** start of Available data **
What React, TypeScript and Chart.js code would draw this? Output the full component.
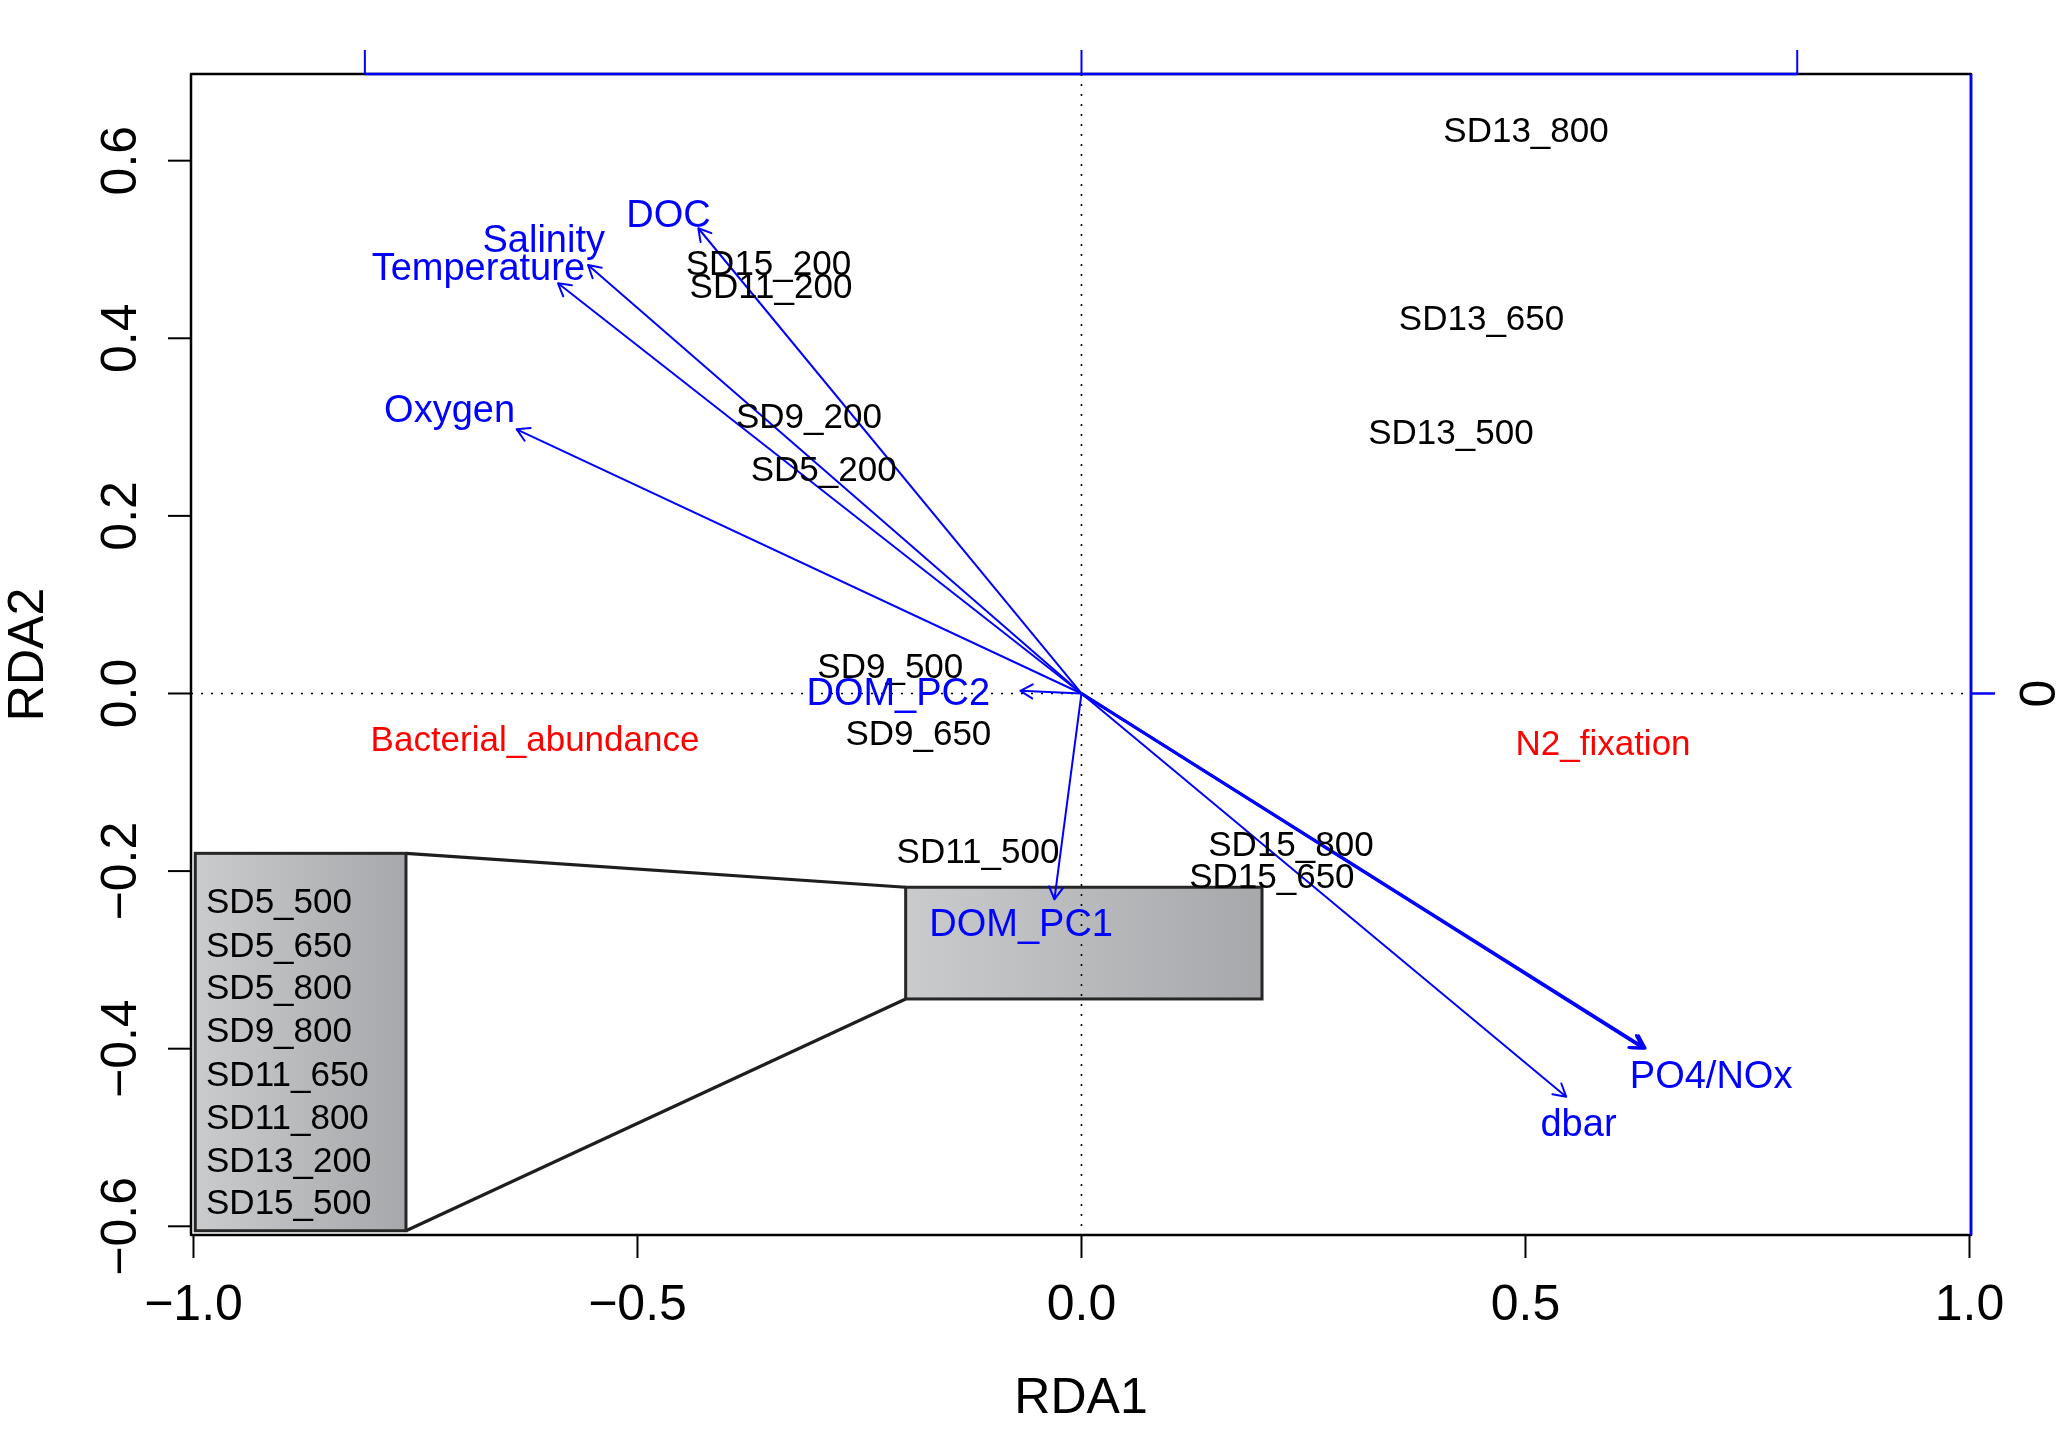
import React, { useEffect, useRef } from "react";
import { Chart, registerables } from "chart.js";

Chart.register(...registerables);

// ---------- axis ticks ----------
const xTicks = [-1.0, -0.5, 0.0, 0.5, 1.0];
const xTickLabels = ["\u22121.0", "\u22120.5", "0.0", "0.5", "1.0"];
const yTicks = [-0.6, -0.4, -0.2, 0.0, 0.2, 0.4, 0.6];
const yTickLabels = ["\u22120.6", "\u22120.4", "\u22120.2", "0.0", "0.2", "0.4", "0.6"];
const topTicks = [-0.807, 0.0, 0.806];
const rightTicks = [0.0];
const rightTickLabels = ["0"];
const xTitle = "RDA1";
const yTitle = "RDA2";

// ---------- site scores (labels) ----------
const sampleNames = [
  "SD13_800", "SD13_650", "SD13_500", "SD15_200", "SD11_200", "SD9_200",
  "SD5_200", "SD9_500", "SD9_650", "SD11_500", "SD15_800", "SD15_650",
];
const sampleX = [0.5006, 0.4505, 0.416, -0.3525, -0.3497, -0.3069, -0.2903, -0.2153, -0.1837, -0.1166, 0.2359, 0.2144];
const sampleY = [0.635, 0.4234, 0.2956, 0.4854, 0.46, 0.3127, 0.2536, 0.031, -0.0439, -0.1771, -0.1687, -0.2044];

// ---------- environmental biplot arrows ----------
const arrowNames = ["DOC", "Salinity", "Temperature", "Oxygen", "DOM_PC2", "DOM_PC1", "PO4", "NOx", "dbar"];
const arrowTipX = [-0.4315, -0.5557, -0.5895, -0.6361, -0.0688, -0.0305, 0.6347, 0.6322, 0.5458];
const arrowTipY = [0.5239, 0.4825, 0.4619, 0.2975, 0.003, -0.2318, -0.3995, -0.3992, -0.454];
const arrowWidth = [2, 2, 2, 2, 2, 2, 3, 3, 2];

// ---------- environmental labels ----------
const envNames = ["DOC", "Salinity", "Temperature", "Oxygen", "DOM_PC2", "DOM_PC1", "PO4/NOx", "dbar"];
const envLabelX = [-0.4651, -0.6056, -0.6792, -0.7116, -0.2063, -0.068, 0.709, 0.5597];
const envLabelY = [0.541, 0.5124, 0.4814, 0.3215, 0.002, -0.258, -0.4285, -0.4831];

// ---------- response variables (red) ----------
const respNames = ["Bacterial_abundance", "N2_fixation"];
const respX = [-0.6154, 0.5873];
const respY = [-0.0512, -0.0552];

// ---------- zoom box and inset list ----------
const zoomBoxX = [-0.198, 0.2033];
const zoomBoxY = [-0.344, -0.2182];
const insetBoxX = [-0.998, -0.7607];
const insetBoxY = [-0.605, -0.18];
const insetNames = ["SD5_500", "SD5_650", "SD5_800", "SD9_800", "SD11_650", "SD11_800", "SD13_200", "SD15_500"];
const insetLabelX = -0.9859;
const insetLabelY = [-0.2334, -0.2821, -0.3294, -0.3789, -0.4274, -0.4758, -0.5242, -0.5715];

const FONT = '"Liberation Sans", Arial, Helvetica, sans-serif';
const BLUE = "#0000ff";
const RED = "#ff0000";

function capText(ctx: CanvasRenderingContext2D, text: string, x: number, y: number, size: number, align: CanvasTextAlign) {
  ctx.font = `${size}px ${FONT}`;
  ctx.textAlign = align;
  ctx.textBaseline = "alphabetic";
  ctx.fillText(text, x, y + size * 0.358);
}

const rdaPlugin = {
  id: "rdaPlugin",
  beforeDatasetsDraw(chart: any) {
    const { ctx, chartArea: a } = chart;
    const xs = chart.scales.x;
    const ys = chart.scales.y;
    const px = (v: number) => xs.getPixelForValue(v);
    const py = (v: number) => ys.getPixelForValue(v);
    ctx.save();

    // connector lines from inset box to zoom box
    ctx.strokeStyle = "#1e1e1e";
    ctx.lineWidth = 3.2;
    ctx.beginPath();
    ctx.moveTo(px(insetBoxX[1]), py(insetBoxY[1]));
    ctx.lineTo(px(zoomBoxX[0]), py(zoomBoxY[1]));
    ctx.moveTo(px(insetBoxX[1]), py(insetBoxY[0]));
    ctx.lineTo(px(zoomBoxX[0]), py(zoomBoxY[0]));
    ctx.stroke();

    const drawBox = (bx: number[], by: number[]) => {
      const x0 = px(bx[0]), x1 = px(bx[1]);
      const y0 = py(by[1]), y1 = py(by[0]);
      const g = ctx.createLinearGradient(x0, 0, x1, 0);
      g.addColorStop(0, "#cacbcd");
      g.addColorStop(1, "#a7a8ab");
      ctx.fillStyle = g;
      ctx.fillRect(x0, y0, x1 - x0, y1 - y0);
      ctx.strokeStyle = "#262626";
      ctx.lineWidth = 3;
      ctx.strokeRect(x0, y0, x1 - x0, y1 - y0);
    };
    drawBox(insetBoxX, insetBoxY);
    drawBox(zoomBoxX, zoomBoxY);

    // dotted zero lines
    ctx.strokeStyle = "#000";
    ctx.lineWidth = 1.6;
    ctx.setLineDash([2, 8]);
    ctx.beginPath();
    ctx.moveTo(a.left, py(0));
    ctx.lineTo(a.right, py(0));
    ctx.moveTo(px(0), a.top);
    ctx.lineTo(px(0), a.bottom);
    ctx.stroke();
    ctx.setLineDash([]);
    ctx.restore();
  },
  afterDatasetsDraw(chart: any) {
    const { ctx, chartArea: a } = chart;
    const xs = chart.scales.x;
    const ys = chart.scales.y;
    const px = (v: number) => xs.getPixelForValue(v);
    const py = (v: number) => ys.getPixelForValue(v);
    ctx.save();

    // arrow heads
    ctx.strokeStyle = BLUE;
    ctx.lineCap = "round";
    ctx.lineJoin = "round";
    arrowNames.forEach((_, i) => {
      const x0 = px(0), y0 = py(0);
      const x1 = px(arrowTipX[i]), y1 = py(arrowTipY[i]);
      const ang = Math.atan2(y1 - y0, x1 - x0);
      const L = 14;
      ctx.lineWidth = arrowWidth[i];
      ctx.beginPath();
      ctx.moveTo(x1 - L * Math.cos(ang - Math.PI / 6), y1 - L * Math.sin(ang - Math.PI / 6));
      ctx.lineTo(x1, y1);
      ctx.lineTo(x1 - L * Math.cos(ang + Math.PI / 6), y1 - L * Math.sin(ang + Math.PI / 6));
      ctx.stroke();
    });

    // sample labels
    ctx.fillStyle = "#000";
    sampleNames.forEach((n, i) => capText(ctx, n, px(sampleX[i]), py(sampleY[i]), 35, "center"));
    // inset labels
    insetNames.forEach((n, i) => capText(ctx, n, px(insetLabelX), py(insetLabelY[i]), 35, "left"));
    // env labels
    ctx.fillStyle = BLUE;
    envNames.forEach((n, i) => capText(ctx, n, px(envLabelX[i]), py(envLabelY[i]), 38, "center"));
    // response labels
    ctx.fillStyle = RED;
    respNames.forEach((n, i) => capText(ctx, n, px(respX[i]), py(respY[i]), 35, "center"));

    // plot frame
    ctx.strokeStyle = "#000";
    ctx.lineWidth = 2.5;
    ctx.lineCap = "butt";
    ctx.strokeRect(a.left, a.top, a.right - a.left, a.bottom - a.top);

    // bottom axis
    ctx.lineWidth = 2;
    ctx.fillStyle = "#000";
    xTicks.forEach((t, i) => {
      const x = px(t);
      ctx.beginPath();
      ctx.moveTo(x, a.bottom);
      ctx.lineTo(x, a.bottom + 23);
      ctx.stroke();
      capText(ctx, xTickLabels[i], x, a.bottom + 67, 50, "center");
    });
    capText(ctx, xTitle, (a.left + a.right) / 2, a.bottom + 160, 50, "center");

    // left axis
    yTicks.forEach((t, i) => {
      const y = py(t);
      ctx.beginPath();
      ctx.moveTo(a.left, y);
      ctx.lineTo(a.left - 23, y);
      ctx.stroke();
      ctx.save();
      ctx.translate(a.left - 73, y);
      ctx.rotate(-Math.PI / 2);
      capText(ctx, yTickLabels[i], 0, 0, 50, "center");
      ctx.restore();
    });
    ctx.save();
    ctx.translate(25, (a.top + a.bottom) / 2);
    ctx.rotate(-Math.PI / 2);
    capText(ctx, yTitle, 0, 0, 50, "center");
    ctx.restore();

    // top blue axis (biplot scale)
    ctx.strokeStyle = BLUE;
    ctx.lineWidth = 2.5;
    ctx.beginPath();
    ctx.moveTo(px(topTicks[0]), a.top);
    ctx.lineTo(px(topTicks[topTicks.length - 1]), a.top);
    ctx.stroke();
    ctx.lineWidth = 2;
    topTicks.forEach((t) => {
      ctx.beginPath();
      ctx.moveTo(px(t), a.top);
      ctx.lineTo(px(t), a.top - 24);
      ctx.stroke();
    });

    // right blue axis
    ctx.lineWidth = 2.5;
    ctx.beginPath();
    ctx.moveTo(a.right, a.top);
    ctx.lineTo(a.right, a.bottom);
    ctx.stroke();
    ctx.fillStyle = "#000";
    rightTicks.forEach((t, i) => {
      const y = py(t);
      ctx.strokeStyle = BLUE;
      ctx.lineWidth = 2.5;
      ctx.beginPath();
      ctx.moveTo(a.right, y);
      ctx.lineTo(a.right + 24, y);
      ctx.stroke();
      ctx.save();
      ctx.translate(a.right + 66, y);
      ctx.rotate(-Math.PI / 2);
      capText(ctx, rightTickLabels[i], 0, 0, 50, "center");
      ctx.restore();
    });

    ctx.restore();
  },
};

export default function App() {
  const canvasRef = useRef<HTMLCanvasElement | null>(null);

  useEffect(() => {
    if (!canvasRef.current) return;
    const arrowSets = arrowNames.map((n, i) => ({
      label: n,
      data: [
        { x: 0, y: 0 },
        { x: arrowTipX[i], y: arrowTipY[i] },
      ],
      showLine: true,
      borderColor: BLUE,
      borderWidth: arrowWidth[i],
      pointRadius: 0,
      pointHoverRadius: 0,
      fill: false,
    }));
    const chart = new Chart(canvasRef.current, {
      type: "scatter",
      data: {
        datasets: [
          {
            label: "sites",
            data: sampleX.map((x, i) => ({ x, y: sampleY[i] })),
            pointRadius: 0,
            pointHoverRadius: 0,
          },
          ...arrowSets,
        ],
      },
      options: {
        responsive: false,
        animation: false,
        devicePixelRatio: 1,
        events: [],
        layout: { padding: { left: 191, top: 74, right: 96, bottom: 206 } },
        plugins: { legend: { display: false }, tooltip: { enabled: false } },
        scales: {
          x: { type: "linear", display: false, min: -1.0028, max: 1.0017 },
          y: { type: "linear", display: false, min: -0.6098, max: 0.6976 },
        },
      },
      plugins: [rdaPlugin],
    });
    return () => chart.destroy();
  }, []);

  return (
    <div style={{ position: "fixed", left: 0, top: 0, width: 2067, height: 1441, background: "#fff" }}>
      <canvas ref={canvasRef} width={2067} height={1441} style={{ width: 2067, height: 1441, display: "block" }} />
    </div>
  );
}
** end of Available data **
Aim of the exercise >> Exactly reproduce the run of lines from the start of the listing through the line with "-0.258, -0.4285, -0.4831];", inclusive; pictures are not copied.

Response to the exercise >>
What React, TypeScript and Chart.js code would draw this? Output the full component.
import React, { useEffect, useRef } from "react";
import { Chart, registerables } from "chart.js";

Chart.register(...registerables);

// ---------- axis ticks ----------
const xTicks = [-1.0, -0.5, 0.0, 0.5, 1.0];
const xTickLabels = ["\u22121.0", "\u22120.5", "0.0", "0.5", "1.0"];
const yTicks = [-0.6, -0.4, -0.2, 0.0, 0.2, 0.4, 0.6];
const yTickLabels = ["\u22120.6", "\u22120.4", "\u22120.2", "0.0", "0.2", "0.4", "0.6"];
const topTicks = [-0.807, 0.0, 0.806];
const rightTicks = [0.0];
const rightTickLabels = ["0"];
const xTitle = "RDA1";
const yTitle = "RDA2";

// ---------- site scores (labels) ----------
const sampleNames = [
  "SD13_800", "SD13_650", "SD13_500", "SD15_200", "SD11_200", "SD9_200",
  "SD5_200", "SD9_500", "SD9_650", "SD11_500", "SD15_800", "SD15_650",
];
const sampleX = [0.5006, 0.4505, 0.416, -0.3525, -0.3497, -0.3069, -0.2903, -0.2153, -0.1837, -0.1166, 0.2359, 0.2144];
const sampleY = [0.635, 0.4234, 0.2956, 0.4854, 0.46, 0.3127, 0.2536, 0.031, -0.0439, -0.1771, -0.1687, -0.2044];

// ---------- environmental biplot arrows ----------
const arrowNames = ["DOC", "Salinity", "Temperature", "Oxygen", "DOM_PC2", "DOM_PC1", "PO4", "NOx", "dbar"];
const arrowTipX = [-0.4315, -0.5557, -0.5895, -0.6361, -0.0688, -0.0305, 0.6347, 0.6322, 0.5458];
const arrowTipY = [0.5239, 0.4825, 0.4619, 0.2975, 0.003, -0.2318, -0.3995, -0.3992, -0.454];
const arrowWidth = [2, 2, 2, 2, 2, 2, 3, 3, 2];

// ---------- environmental labels ----------
const envNames = ["DOC", "Salinity", "Temperature", "Oxygen", "DOM_PC2", "DOM_PC1", "PO4/NOx", "dbar"];
const envLabelX = [-0.4651, -0.6056, -0.6792, -0.7116, -0.2063, -0.068, 0.709, 0.5597];
const envLabelY = [0.541, 0.5124, 0.4814, 0.3215, 0.002, -0.258, -0.4285, -0.4831];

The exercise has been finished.